If this all sounds familiar, it's because you might have seen it before. Yojimbo was influenced by both the detective novels of Dashiell Hammet and the Hollywood western, and it became a real (well, sort of) western when Sergio Leone made an exact copy three years later entitled A Fistful of Dollars. Thirty-two years after that it was remade again, this time as a gangster movie, as Last Man Standing


There's little surprise that the film was copied, since it is famed for its dazzlingly ingenious plot. The story has more twists than a snake in a hurry, and in the middle of it all is the legendary "Sanjuro," a gruff, solitary soldier whose skill with his sword is only matched by his cunning. The character is, of course, played by the great Toshiro Mifune, one of my favorite actors, and his performance has been often imitated but never equaled. He scratches at lice and rubs at his beard with an artlessness that hides his quick wits, but he is a man with a conscience too, and he winces in pain when he is reminded that destruction is his only stock and trade. 


Overall the film is grand entertainment on a larger-than-life scale. We thrill at the swordsmanship and cunning of the samurai as he tests his mettle against the lawless and unjust; when the action does come, it is a controlled explosion, a flash that lasts a moment but burns furious in the mind's eye like the afterimage of a lightning strike. They are the assured, economical movements of a virtuoso, but they are as devastating as a fireball. There is a grim irony and dark humor here, though, because catharsis comes at a price. 
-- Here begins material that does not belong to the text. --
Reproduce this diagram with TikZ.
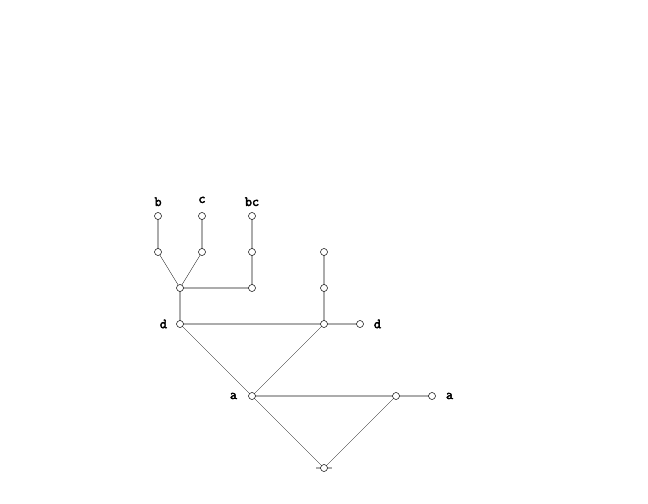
\documentclass[tikz,border=0pt]{standalone}
\usepackage{fontspec}
\newfontfamily\lblfont{Latin Modern Mono}[FakeBold=3]
\usetikzlibrary{positioning}

\begin{document}
\begin{tikzpicture}[x=1bp,y=-1bp,
    every node/.style={font=\lblfont\bfseries\fontsize{14}{16}\selectfont},
    vertex/.style={circle,draw,fill=white,inner sep=0pt,minimum size=7bp,line width=.5pt},
    tag/.style={inner sep=1pt},
    edge/.style={draw=gray!65,line width=1.3pt},
    diag/.style={draw,line width=.3pt}]

    \useasboundingbox (0,0) rectangle (648,504);

    % upper part
    \foreach \n/\x in {B/158,C/202,BC/252} {
      \coordinate (LEAF\n) at (\x,216);
      \coordinate (MID\n) at (\x,252);
    }
    \coordinate (JOIN) at (180,288);
    \coordinate (BCLOW) at (252,288);
    \coordinate (DL) at (180,324);
    \coordinate (DR) at (324,324);
    \coordinate (DEND) at (360,324);
    \coordinate (UP1) at (324,288);
    \coordinate (UP2) at (324,252);
    % lower part
    \coordinate (AL) at (252,396);
    \coordinate (AR) at (396,396);
    \coordinate (AEND) at (432,396);
    \coordinate (ROOT) at (324,468);

    \path[edge] (LEAFB) -- (MIDB);
    \path[edge] (LEAFC) -- (MIDC);
    \path[edge] (LEAFBC) -- (MIDBC) -- (BCLOW) -- (JOIN) -- (DL) -- (DR) -- (DEND);
    \path[edge] (UP2) -- (UP1) -- (DR);
    \path[edge] (AL) -- (AR) -- (AEND);
    \path[edge] ([xshift=-8bp]ROOT) -- ([xshift=8bp]ROOT);

    \path[diag] (MIDB) -- (JOIN) -- (MIDC);
    \path[diag] (DL) -- (AL) -- (DR);
    \path[diag] (AL) -- (ROOT) -- (AR);

    \foreach \c in {LEAFB,MIDB,LEAFC,MIDC,LEAFBC,MIDBC,JOIN,BCLOW,DL,DR,DEND,UP1,UP2,AL,AR,AEND,ROOT}
      \node[vertex] (N\c) at (\c) {};

    \node[tag,above=5bp of NLEAFB] {b};
    \node[tag,above=8bp of NLEAFC] {c};
    \node[tag,above=5bp of NLEAFBC] {bc};
    \node[tag,left=8bp of NDL] {d};
    \node[tag,right=9bp of NDEND] {d};
    \node[tag,left=10bp of NAL] {a};
    \node[tag,right=9bp of NAEND] {a};

  \end{tikzpicture}
\end{document}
How did it hold up? It's a great movie. Personally I may have seen the story one too many times, though—both in Yojimbo itself and in A Fistful of Dollars. As fantastic as the acting, directing and cinematography are, it's the plot that's center stage, and once you know it backwards and forwards it takes a little bit away from the enjoyment. Still, though, if you've never seen the movie, run out and give it a shot. You'll be in for a treat.